David beseft door het onderwijs van het Woord van God dat God hem tot op de bodem van zijn hart kent. Daarom voegt hij enkele belangrijke aspecten toe die te maken hebben met zijn eigen verhouding tot God. Hij spreekt over verborgen zonden, belijdenis, reiniging en vrij zijn van grote overtredingen (Ps 19:13-14).

Hij beziet de zonde vanuit twee oogpunten. In de eerste plaats is hij zich ervan bewust dat hij niet in staat is om zijn zonden allemaal te noemen. Daarvoor onderkent hij ze te weinig (Ps 19:13). Wie zal durven beweren dat hij geen onbewuste zonden heeft gedaan als hij, net als David, onder de indruk is gekomen van de majesteit van God in de schepping en van Zijn alwetendheid door Zijn Woord dat harten doorzoekt? Wie zich dit bewust is, zal geen grote mond opzetten over zijn zondeloosheid, zoals dat in de extreme heiligingsleer wordt geleerd.

Het is belangrijk dat we ons van niets bewust zijn, maar dat betekent niet dat we daardoor gerechtvaardigd zijn (1Ko 4:4). Het besef van Gods majesteit en alwetendheid zal ons nederig houden. Tegelijk zal er het verlangen zijn van verborgen zonden gereinigd te worden. Daar vraagt David dan ook om. Voor onopzettelijke zonden biedt de wet verzoening en vergeving (Lv 4:2; 13; Nm 15:22-31).

In de tweede plaats ziet David het verschrikkelijke van de zonde van hoogmoed (Ps 19:14). Hij verlangt ernaar daarvoor bewaard te worden. Hoogmoed is de oerzonde. Hoogmoed wil zeggen het willen zijn als God. David gruwt van de gedachte dat hij die zonde zou begaan. Het getuigt van zelfkennis dat hij beseft dat hij ertoe in staat is en ervoor bidt dat de HEERE hem daarvan weerhoudt, zodat die niet over hem zal heersen.
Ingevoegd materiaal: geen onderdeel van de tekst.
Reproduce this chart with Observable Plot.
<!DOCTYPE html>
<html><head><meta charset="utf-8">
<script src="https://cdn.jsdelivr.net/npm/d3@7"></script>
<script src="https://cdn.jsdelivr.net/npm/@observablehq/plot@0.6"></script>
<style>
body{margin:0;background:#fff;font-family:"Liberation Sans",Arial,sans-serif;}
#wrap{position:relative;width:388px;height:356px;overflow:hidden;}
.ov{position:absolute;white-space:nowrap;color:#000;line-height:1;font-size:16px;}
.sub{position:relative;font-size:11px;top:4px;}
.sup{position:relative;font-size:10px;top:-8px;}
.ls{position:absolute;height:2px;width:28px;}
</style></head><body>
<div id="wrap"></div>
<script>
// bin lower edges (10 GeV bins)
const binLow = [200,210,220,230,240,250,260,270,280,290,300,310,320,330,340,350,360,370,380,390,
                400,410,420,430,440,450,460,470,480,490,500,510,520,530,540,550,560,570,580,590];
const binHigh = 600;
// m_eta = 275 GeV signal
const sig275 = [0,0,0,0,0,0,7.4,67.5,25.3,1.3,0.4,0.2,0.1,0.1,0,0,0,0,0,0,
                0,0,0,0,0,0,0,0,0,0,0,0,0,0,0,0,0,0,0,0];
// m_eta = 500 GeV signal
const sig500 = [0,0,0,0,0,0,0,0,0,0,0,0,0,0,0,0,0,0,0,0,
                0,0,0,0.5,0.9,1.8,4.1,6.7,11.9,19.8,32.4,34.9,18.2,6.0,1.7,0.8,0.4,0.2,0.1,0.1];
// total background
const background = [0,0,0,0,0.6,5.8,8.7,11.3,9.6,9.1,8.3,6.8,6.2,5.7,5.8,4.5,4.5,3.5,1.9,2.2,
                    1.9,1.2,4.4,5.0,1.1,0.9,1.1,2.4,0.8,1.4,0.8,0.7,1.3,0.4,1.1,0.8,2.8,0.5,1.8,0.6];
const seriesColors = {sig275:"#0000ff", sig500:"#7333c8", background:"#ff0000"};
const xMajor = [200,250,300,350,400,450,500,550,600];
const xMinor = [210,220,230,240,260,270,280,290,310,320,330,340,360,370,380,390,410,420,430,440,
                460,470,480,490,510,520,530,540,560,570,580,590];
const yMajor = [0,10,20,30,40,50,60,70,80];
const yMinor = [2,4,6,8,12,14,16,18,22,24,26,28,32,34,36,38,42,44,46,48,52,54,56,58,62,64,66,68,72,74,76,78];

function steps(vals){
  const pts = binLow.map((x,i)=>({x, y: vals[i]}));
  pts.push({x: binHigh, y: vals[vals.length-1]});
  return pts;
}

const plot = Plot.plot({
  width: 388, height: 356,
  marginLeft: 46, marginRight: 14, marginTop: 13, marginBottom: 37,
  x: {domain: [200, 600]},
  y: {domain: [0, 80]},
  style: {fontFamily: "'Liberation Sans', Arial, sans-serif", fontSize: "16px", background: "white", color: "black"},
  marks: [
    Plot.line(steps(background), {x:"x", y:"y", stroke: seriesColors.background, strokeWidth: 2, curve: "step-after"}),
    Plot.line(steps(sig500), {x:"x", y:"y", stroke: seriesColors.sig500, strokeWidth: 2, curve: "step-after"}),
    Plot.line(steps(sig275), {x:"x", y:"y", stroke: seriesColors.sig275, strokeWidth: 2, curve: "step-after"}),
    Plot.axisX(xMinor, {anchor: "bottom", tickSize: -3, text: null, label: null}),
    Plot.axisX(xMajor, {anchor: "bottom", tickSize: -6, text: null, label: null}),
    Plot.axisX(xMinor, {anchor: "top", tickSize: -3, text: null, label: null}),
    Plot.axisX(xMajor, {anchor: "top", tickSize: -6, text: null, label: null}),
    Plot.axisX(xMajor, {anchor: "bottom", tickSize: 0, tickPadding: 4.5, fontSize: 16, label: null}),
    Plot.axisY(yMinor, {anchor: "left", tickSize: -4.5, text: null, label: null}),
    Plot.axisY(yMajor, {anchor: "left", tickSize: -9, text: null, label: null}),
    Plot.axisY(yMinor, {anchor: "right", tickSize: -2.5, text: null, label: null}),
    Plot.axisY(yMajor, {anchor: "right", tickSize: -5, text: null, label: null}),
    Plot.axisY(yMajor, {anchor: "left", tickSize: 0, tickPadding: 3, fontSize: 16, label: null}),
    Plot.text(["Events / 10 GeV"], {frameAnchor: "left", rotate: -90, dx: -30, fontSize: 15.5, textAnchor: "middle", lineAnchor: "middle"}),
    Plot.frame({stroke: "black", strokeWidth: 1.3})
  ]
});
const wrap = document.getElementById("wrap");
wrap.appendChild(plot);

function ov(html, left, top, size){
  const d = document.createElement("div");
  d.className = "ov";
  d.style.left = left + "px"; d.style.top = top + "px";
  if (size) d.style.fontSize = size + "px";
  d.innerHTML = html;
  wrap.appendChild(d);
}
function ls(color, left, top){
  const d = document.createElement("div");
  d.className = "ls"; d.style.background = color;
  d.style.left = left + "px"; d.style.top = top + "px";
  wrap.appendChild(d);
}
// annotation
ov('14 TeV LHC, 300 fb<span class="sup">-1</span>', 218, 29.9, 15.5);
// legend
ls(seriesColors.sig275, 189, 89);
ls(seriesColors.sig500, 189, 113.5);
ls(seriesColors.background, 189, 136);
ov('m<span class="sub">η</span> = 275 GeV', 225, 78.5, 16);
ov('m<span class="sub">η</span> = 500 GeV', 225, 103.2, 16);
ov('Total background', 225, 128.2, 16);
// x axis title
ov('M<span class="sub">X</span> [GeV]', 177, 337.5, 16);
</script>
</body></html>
Als hij voor die zonde bewaard blijft, zal hij oprecht zijn en “vrij van grote overtreding”. Hoogmoed is niet zomaar een zonde, het is een verschrikkelijk grote zonde, het is een opzettelijke zonde. Zijn gebed om daar vrij van te blijven betekent dat hij zich niet aan die zonde schuldig heeft gemaakt.

David besluit de psalm met het verlangen dat de woorden die uit zijn mond komen en de overdenkingen die hij in zijn hart heeft, welgevallig zullen zijn voor het aangezicht van de HEERE (Ps 19:15). Het gaat hem niet alleen om zijn uiterlijke woorden of alleen om zijn innerlijke vroomheid, maar om beide aspecten van zijn persoon. Om dat waar te maken spreekt hij God aan als zijn rots, zijn vaste fundament en als zijn Verlosser, Die hem in Zijn genade van zijn zonden heeft verlost. De rots verwijst naar Christus (1Ko 10:4) Die geslagen moest worden, opdat het water van het leven vrij kan stromen naar ieder die dorst heeft.

David keert hier terug naar zijn uitgangspunt in Psalm 18, waar hij over de rots heeft gesproken (Ps 18:3). Hij heeft de HEERE lief (Ps 18:2) en verlangt ernaar om Hem welgevallig te zijn (Ps 19:15).

Het Hebreeuwse woord voor ‘Losser’ is hier go’el. Dit is een aanwijzing dat God Mens moest worden, want go’el is een familielid, dat wil zeggen een ‘mens’. God de Schepper (Ps 19:2-7) moest God de Verlosser (Ps 19:8-15) worden. Hoe dat laatste plaats heeft kunnen vinden, wordt uitgelegd in Psalm 32.